The easiest way to rebuff this mechanism would be to point out that the price of carbon has actually fallen over the past twelve months.

But the real problem is more systemic. The reductions targets are based on the wholly inadequate Kyoto Protocol; reductions claims are privy to 'creative accounting'; the Clean Development Mechanism (CDM), which is essentially offsetting, is nothing more than a license to print money for polluters; deforestation, which accounts for around one-fifth of emissions, is excluded from CDM; and there's a distinct lack of social justice, with the developing world forced to pick our carbon bill and emissions reduction projects forced on people who won't benefit from them. I could go on .

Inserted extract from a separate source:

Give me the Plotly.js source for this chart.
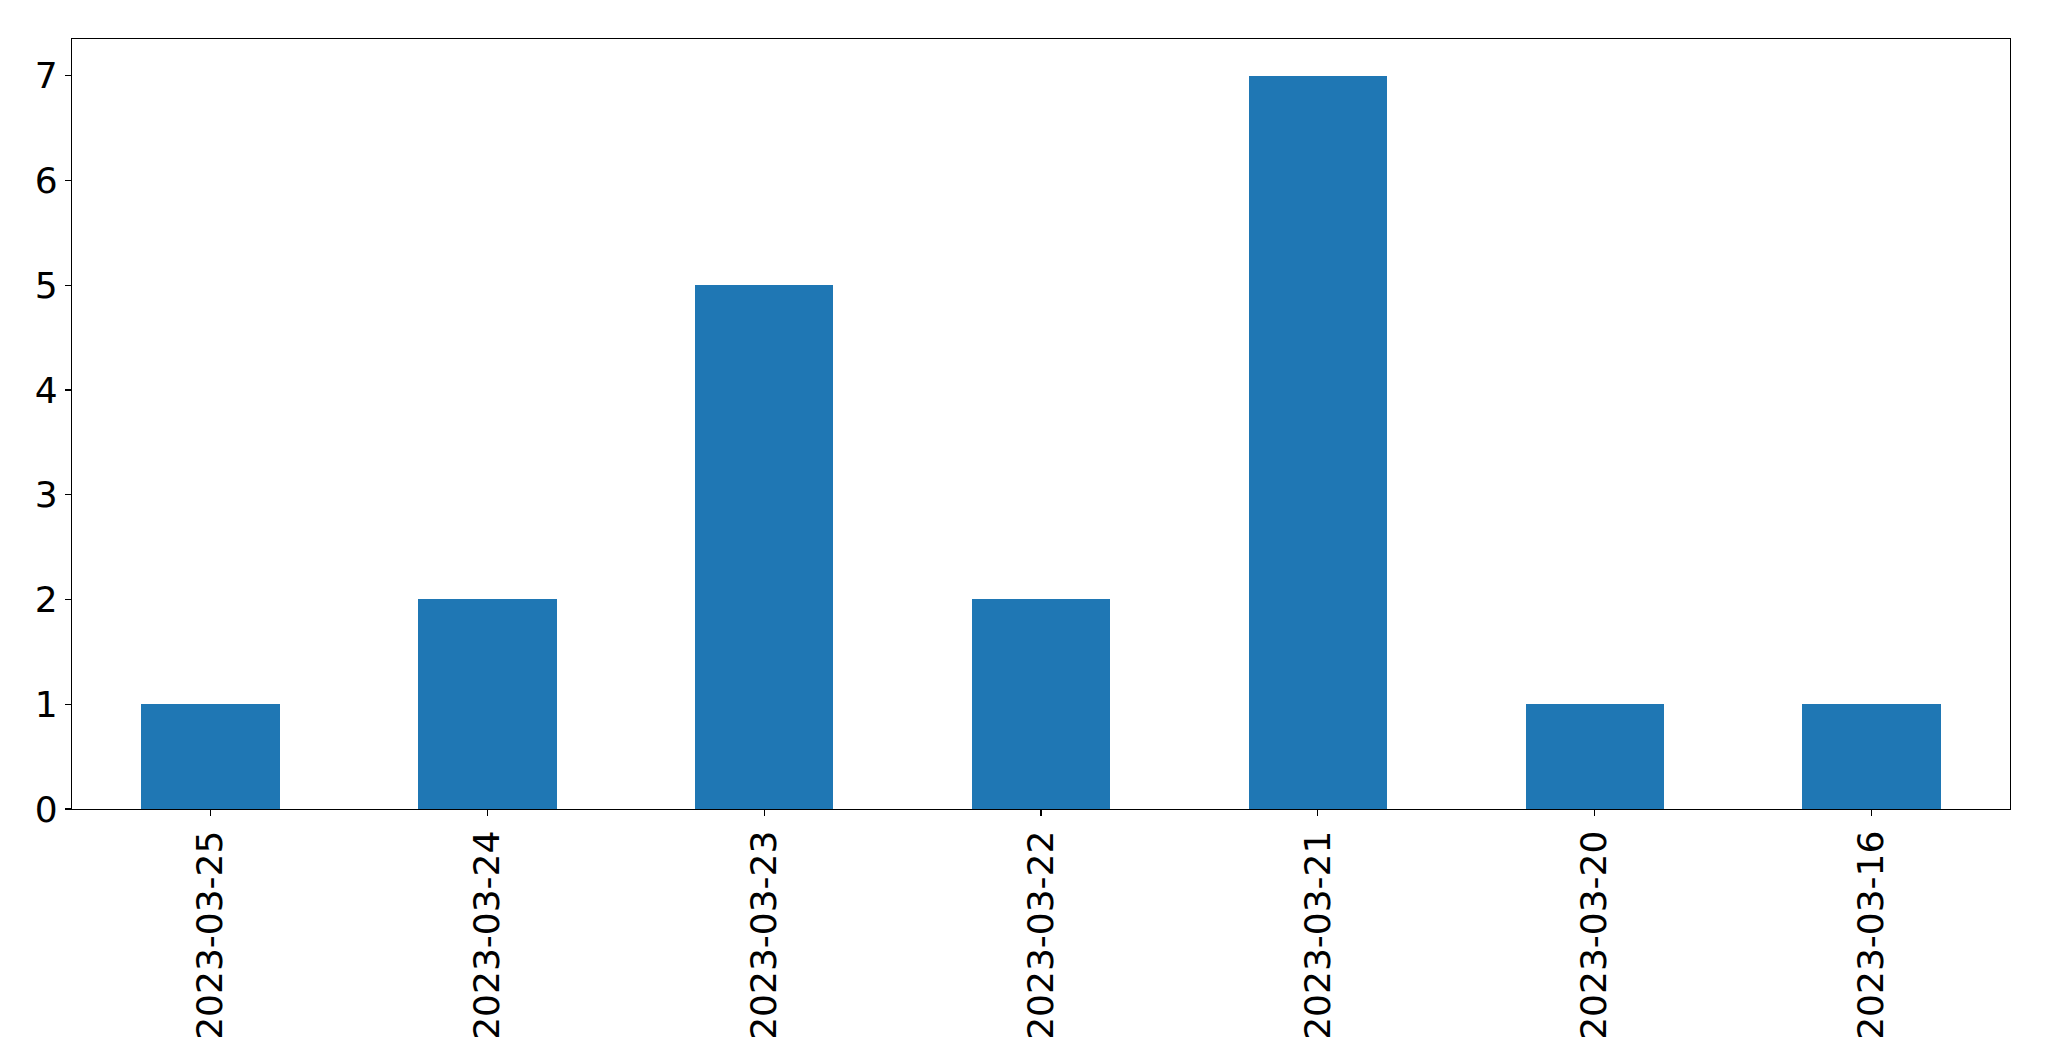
<!DOCTYPE html>
<html>
<head>
<meta charset="utf-8">
<script src="https://cdn.plot.ly/plotly-3.0.1.min.js"></script>
<style>html,body{margin:0;padding:0;background:#fff;}</style>
</head>
<body>
<div id="chart" style="width:2049px;height:1061px;"></div>
<script>
const dates = ["2023-03-25","2023-03-24","2023-03-23","2023-03-22","2023-03-21","2023-03-20","2023-03-16"];
const counts = [1, 2, 5, 2, 7, 1, 1];
const yTicks = [0, 1, 2, 3, 4, 5, 6, 7];

const trace = {
  type: "bar",
  x: dates,
  y: counts,
  width: 0.5,
  marker: {color: "#1f77b4", line: {width: 0}},
  hoverinfo: "x+y"
};

const font = {family: "DejaVu Sans, sans-serif", size: 36, color: "#000"};

const layout = {
  width: 2049,
  height: 1061,
  margin: {l: 72, r: 39, t: 39, b: 252, pad: 0},
  paper_bgcolor: "#fff",
  plot_bgcolor: "#fff",
  showlegend: false,
  bargap: 0,
  xaxis: {
    type: "category",
    range: [-0.5, 6.5],
    tickangle: -90,
    tickfont: font,
    ticks: "outside",
    ticklen: 6,
    tickwidth: 1.2,
    tickcolor: "#000",
    showline: true,
    linecolor: "#000",
    linewidth: 1.2,
    mirror: true,
    showgrid: false,
    zeroline: false,
    ticklabelstandoff: 0
  },
  yaxis: {
    range: [0, 7.35],
    tickvals: yTicks,
    ticktext: yTicks.map(String),
    tickfont: font,
    ticks: "outside",
    ticklen: 6,
    tickwidth: 1.2,
    tickcolor: "#000",
    showline: true,
    linecolor: "#000",
    linewidth: 1.2,
    mirror: true,
    showgrid: false,
    zeroline: false
  }
};

Plotly.newPlot("chart", [trace], layout, {displayModeBar: false, staticPlot: true});
</script>
</body>
</html>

And if that doesn't scare you, how about the fact that this market is based on essentially the same phoney economics as the handcart-to-hell financial system that has now collapsed like a house of cards? One bigwig said of the carbon market: "I guess in some ways it's akin to subprime... You keep layering on crap until you say, 'We can't do this anymore.'"

This is reflected in the audience this particular conference attracts. As well as big, carbon intensive industry, "financial intermediaries, law firms, brokerage firms, accounting and auditing firms, and carbon market consultants" are cited in literature from the organisers, whose barometer for success would appear to be measured on the size of the previous year's conference rather than any direct effect on reducing the amount of carbon pumped into the atmosphere.

If anything is revealing of their actual commitment to tackling climate change, it's these words from Indra Nooyi, the chief executive officer of PepsiCo, who said: "The fact that I flew here for 1.5 hours to sit on a panel then I'm flying straight back to the US is an example of our commitment to environmental sustainability."

Ye Gods! The last thing we need is these pseudo-environmentalists pressuring the politicos to bow to their demands and make concessions to emissions traders to tie-in climate change prevention with unsustainable economic growth, all so they can make a bit of dollar.

Some things are simply too important to be left to the market. The carbon market is an artificial concept that commodifies something that can’t be valued, placing blind trust in the magical powers of voodoo economics to reduce emissions rather than taking positive action. Carbon trading is like trying to source the cheapest materials for an Anderson shelter whilst the German bombs rain down on your pretty little suburb. The markets are saying "here's the money" before figuring out what the solution is.

Climate change is happening, it's already affecting people in parts of the planet nobody cares about and no amount of quibbling over a few dollars here and there is going to stem global warming unless action is taken now. The only way to abate climate change is to stop extracting fossil fuels. It's all well and good making a few billion in the carbon market but if you have no planet to spend it on, what's the point?